Buy Meat When It’s On Sale and Freeze It
If you don’t want to say goodbye to meat forever, at least be extra strategic about how you buy it.
“Look for deep sales on larger cuts and buy several and freeze them,” Bailey said. “I teach a class on how to brine and roast a whole chicken, so when the chickens are on sale for around $1 a pound, I buy several and freeze them. You can make a whole roasted chicken last a week for a family of four, and use the bones to flavor homemade soups.”
Weigh Your Produce
Yes, those scales in the produce section are there for customers — and you should use them.
“Especially when I’m buying food for a class I teach or a client’s event and have a strict budget, or I cut into my profit, I weigh out what I’m buying,” Bailey said. “Organic Cosmic Crisp apples may be on sale for $2.69 a pound, but if you load up the cart without checking you can easily spend $10 on apples or anything without realizing.”
Grate Your Own Cheese
Yes, those pre-shredded bags of cheese can be major timesavers, but they’re also huge money-wasters.
“Buying a bag of already shredded cheese is throwing money away,” Bailey said. “And the starches and fillers aren’t great, either. Buy loaves of cheddar or your favorite cheese when they’re on sale, and grate them yourself.
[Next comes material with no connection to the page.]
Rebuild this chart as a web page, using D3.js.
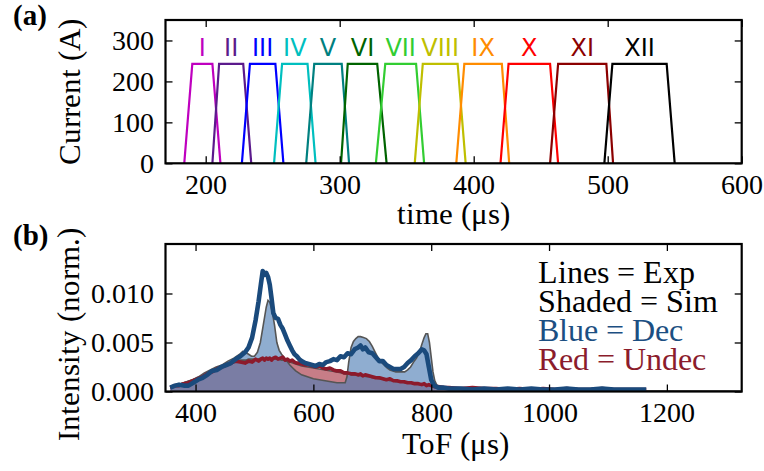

I grate a few cups at a time and it keeps perfectly fine in the refrigerator to use for breakfast eggs, tacos, salads and whatever else you can dream up that calls for shredded cheese.”
Save All Vegetable Scraps
You may be focused on saving just the most edible parts of vegetables after cooking, but professional chef Patricia Clark recommends saving all the produce bits.
“Ends, stems, leaves, onions skins, brown bits,” Clark said. “Wash them, pat dry and freeze in mixed ziplock bags. Use these trimmings to make great vegetable stock. Buying stock is a huge waste of money.”
Start a Neighborhood Food Swap
Local Buy Nothing groups have taken off online in communities all over; why not consider a neighborhood food swap, too?
“Make a group text and share what you have in abundance,” Clark said. “Maybe you picked too many strawberries and your neighbor has way too much cilantro. Yacht chefs [like me] trade ingredients all the time with each other. Trading feels fair and lowers needless waste.”
Rethink Buying Certain Items (Like Produce) in Bulk
Buying in bulk is often a smart way to save money, but it can backfire, especially if you’re purchasing produce. Clark recommends only buying in bulk if you are having a big party.
“Lots of people think they will actually take the time to repackage and freeze portions,” Clark said. “Most people don’t. Unless you meal-prep and have a specific diet to follow every day, you very likely will not use that 10-lb bag of broccoli.”